AIM: Return nothing but the lines from the one with "Convert this chart to Plotly code." through the one with "import plotly.graph_objects as go" in the data below, word for word and without pictures.

DATA SECTION:

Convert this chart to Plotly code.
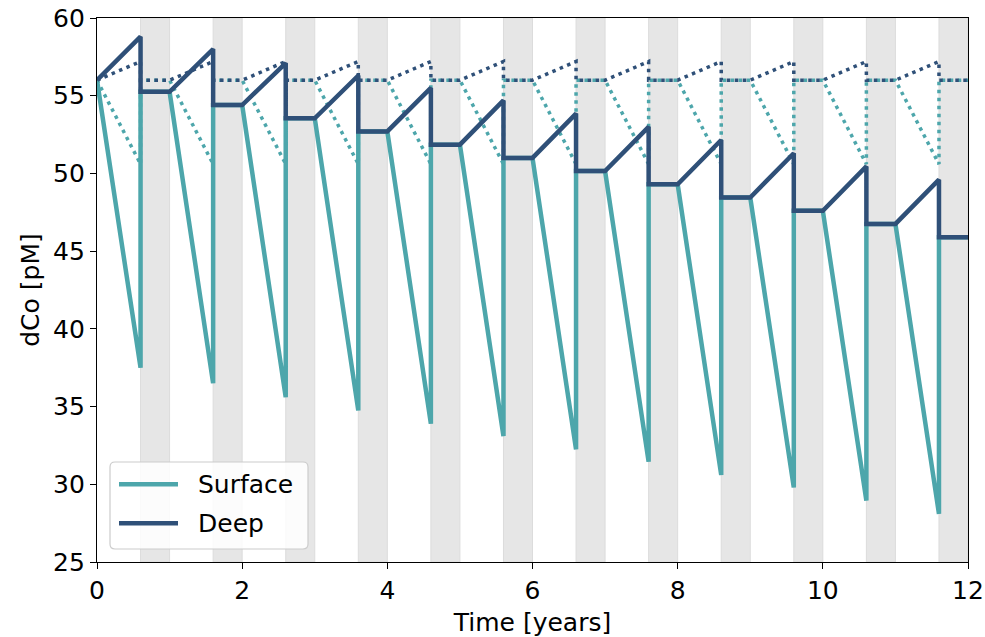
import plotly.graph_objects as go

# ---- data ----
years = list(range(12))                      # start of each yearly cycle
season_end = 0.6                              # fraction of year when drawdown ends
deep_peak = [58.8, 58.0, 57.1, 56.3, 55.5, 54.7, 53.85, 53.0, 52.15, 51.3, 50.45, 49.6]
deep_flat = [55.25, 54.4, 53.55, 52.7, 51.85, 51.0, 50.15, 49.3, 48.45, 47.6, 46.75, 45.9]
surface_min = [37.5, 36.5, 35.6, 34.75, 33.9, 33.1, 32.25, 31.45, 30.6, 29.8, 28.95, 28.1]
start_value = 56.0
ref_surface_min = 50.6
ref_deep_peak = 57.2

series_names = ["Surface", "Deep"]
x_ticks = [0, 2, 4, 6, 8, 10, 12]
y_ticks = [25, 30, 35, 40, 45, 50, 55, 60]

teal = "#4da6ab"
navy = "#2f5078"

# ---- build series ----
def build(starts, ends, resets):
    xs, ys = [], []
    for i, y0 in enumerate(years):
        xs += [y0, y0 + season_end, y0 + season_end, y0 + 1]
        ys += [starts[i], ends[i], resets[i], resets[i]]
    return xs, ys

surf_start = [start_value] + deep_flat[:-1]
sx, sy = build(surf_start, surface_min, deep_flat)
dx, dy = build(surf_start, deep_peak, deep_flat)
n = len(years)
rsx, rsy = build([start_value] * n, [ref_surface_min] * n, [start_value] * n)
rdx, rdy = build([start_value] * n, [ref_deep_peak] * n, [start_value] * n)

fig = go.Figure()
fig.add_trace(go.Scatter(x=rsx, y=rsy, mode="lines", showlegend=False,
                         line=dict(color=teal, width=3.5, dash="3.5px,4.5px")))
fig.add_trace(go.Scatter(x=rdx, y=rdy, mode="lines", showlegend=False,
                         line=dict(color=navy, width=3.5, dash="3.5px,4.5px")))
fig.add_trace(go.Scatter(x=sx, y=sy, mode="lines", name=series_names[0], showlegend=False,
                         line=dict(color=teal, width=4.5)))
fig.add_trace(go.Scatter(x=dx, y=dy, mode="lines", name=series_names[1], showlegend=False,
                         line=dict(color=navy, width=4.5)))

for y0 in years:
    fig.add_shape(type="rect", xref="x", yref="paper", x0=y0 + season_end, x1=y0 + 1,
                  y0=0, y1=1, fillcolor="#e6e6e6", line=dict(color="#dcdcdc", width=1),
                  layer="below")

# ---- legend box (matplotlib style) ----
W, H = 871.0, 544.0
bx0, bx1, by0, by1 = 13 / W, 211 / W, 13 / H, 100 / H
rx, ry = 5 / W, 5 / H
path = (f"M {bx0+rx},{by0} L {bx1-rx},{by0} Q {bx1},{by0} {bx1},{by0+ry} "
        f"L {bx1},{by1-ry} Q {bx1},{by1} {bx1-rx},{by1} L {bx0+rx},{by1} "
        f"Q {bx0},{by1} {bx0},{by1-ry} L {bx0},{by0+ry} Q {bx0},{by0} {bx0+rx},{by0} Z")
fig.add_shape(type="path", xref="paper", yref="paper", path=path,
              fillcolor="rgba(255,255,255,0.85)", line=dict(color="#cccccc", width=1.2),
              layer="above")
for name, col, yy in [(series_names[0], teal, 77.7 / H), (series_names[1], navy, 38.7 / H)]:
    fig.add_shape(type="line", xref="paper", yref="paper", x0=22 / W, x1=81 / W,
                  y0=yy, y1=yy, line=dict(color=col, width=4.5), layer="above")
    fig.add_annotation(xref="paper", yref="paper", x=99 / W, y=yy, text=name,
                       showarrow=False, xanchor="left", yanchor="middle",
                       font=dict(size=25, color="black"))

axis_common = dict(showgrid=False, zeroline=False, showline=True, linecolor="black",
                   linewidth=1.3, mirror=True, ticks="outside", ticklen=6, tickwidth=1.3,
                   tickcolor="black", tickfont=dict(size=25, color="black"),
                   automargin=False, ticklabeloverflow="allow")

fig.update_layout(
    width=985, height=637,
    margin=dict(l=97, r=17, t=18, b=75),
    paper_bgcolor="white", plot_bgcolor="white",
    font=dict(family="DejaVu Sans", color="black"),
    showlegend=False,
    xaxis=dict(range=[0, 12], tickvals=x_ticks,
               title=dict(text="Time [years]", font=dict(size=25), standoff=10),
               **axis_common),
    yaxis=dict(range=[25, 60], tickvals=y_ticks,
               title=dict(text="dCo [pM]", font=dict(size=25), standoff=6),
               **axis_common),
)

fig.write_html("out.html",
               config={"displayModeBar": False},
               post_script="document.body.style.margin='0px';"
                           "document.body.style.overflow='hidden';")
--
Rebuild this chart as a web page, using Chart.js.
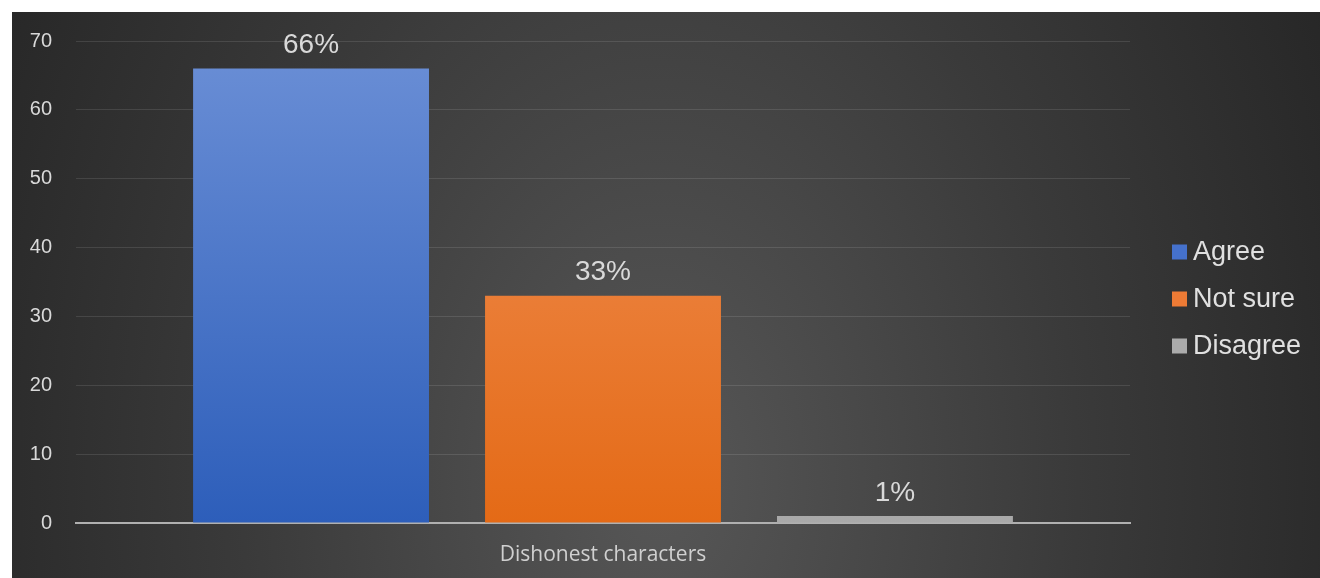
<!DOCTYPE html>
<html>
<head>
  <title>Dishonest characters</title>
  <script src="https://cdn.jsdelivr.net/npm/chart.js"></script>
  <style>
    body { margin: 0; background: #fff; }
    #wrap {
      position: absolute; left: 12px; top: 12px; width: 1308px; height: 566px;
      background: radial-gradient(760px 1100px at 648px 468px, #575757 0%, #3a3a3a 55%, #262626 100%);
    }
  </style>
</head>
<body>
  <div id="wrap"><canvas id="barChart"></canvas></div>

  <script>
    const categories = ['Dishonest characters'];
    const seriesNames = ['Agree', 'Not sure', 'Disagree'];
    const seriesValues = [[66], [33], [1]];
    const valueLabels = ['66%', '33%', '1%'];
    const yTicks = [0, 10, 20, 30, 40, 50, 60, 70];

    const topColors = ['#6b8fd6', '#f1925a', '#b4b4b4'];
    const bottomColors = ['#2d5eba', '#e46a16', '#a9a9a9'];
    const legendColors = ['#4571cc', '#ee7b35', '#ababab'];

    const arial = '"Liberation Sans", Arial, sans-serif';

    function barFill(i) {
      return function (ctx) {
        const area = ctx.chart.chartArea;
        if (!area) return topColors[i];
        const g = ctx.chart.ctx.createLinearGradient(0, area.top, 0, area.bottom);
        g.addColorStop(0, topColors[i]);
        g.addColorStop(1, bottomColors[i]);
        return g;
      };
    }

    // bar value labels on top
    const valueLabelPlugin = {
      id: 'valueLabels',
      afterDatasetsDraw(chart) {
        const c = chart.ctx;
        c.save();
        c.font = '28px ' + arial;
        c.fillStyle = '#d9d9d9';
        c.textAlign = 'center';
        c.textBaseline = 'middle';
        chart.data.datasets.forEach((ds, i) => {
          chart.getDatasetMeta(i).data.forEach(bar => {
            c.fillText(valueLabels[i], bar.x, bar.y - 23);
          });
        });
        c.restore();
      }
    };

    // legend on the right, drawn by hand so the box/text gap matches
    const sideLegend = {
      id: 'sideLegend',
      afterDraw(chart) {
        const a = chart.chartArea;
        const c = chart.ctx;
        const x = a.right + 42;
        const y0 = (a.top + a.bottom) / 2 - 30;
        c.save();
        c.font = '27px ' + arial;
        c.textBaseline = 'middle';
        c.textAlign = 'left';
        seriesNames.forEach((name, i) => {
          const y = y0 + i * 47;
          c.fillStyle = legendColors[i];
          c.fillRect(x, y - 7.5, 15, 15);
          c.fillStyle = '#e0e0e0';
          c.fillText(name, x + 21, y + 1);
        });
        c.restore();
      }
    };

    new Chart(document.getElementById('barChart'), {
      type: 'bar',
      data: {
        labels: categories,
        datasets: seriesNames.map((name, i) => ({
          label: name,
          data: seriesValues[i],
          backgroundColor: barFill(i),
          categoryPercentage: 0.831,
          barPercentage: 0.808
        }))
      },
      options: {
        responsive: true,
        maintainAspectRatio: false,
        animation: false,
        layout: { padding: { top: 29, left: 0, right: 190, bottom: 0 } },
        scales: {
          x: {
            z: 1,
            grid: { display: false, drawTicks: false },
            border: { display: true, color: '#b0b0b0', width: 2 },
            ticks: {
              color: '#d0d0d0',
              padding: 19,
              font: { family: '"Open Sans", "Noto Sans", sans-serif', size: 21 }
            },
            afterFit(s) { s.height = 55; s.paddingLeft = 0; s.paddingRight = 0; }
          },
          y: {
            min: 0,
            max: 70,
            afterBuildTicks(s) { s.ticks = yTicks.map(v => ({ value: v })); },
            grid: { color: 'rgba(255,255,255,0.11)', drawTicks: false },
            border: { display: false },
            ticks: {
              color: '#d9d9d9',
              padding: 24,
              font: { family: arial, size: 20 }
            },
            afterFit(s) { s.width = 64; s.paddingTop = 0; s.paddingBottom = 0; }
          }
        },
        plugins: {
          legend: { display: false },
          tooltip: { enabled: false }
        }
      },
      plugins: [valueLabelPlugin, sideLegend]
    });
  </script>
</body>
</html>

REPLY:
Convert this chart to Plotly code.
import plotly.graph_objects as go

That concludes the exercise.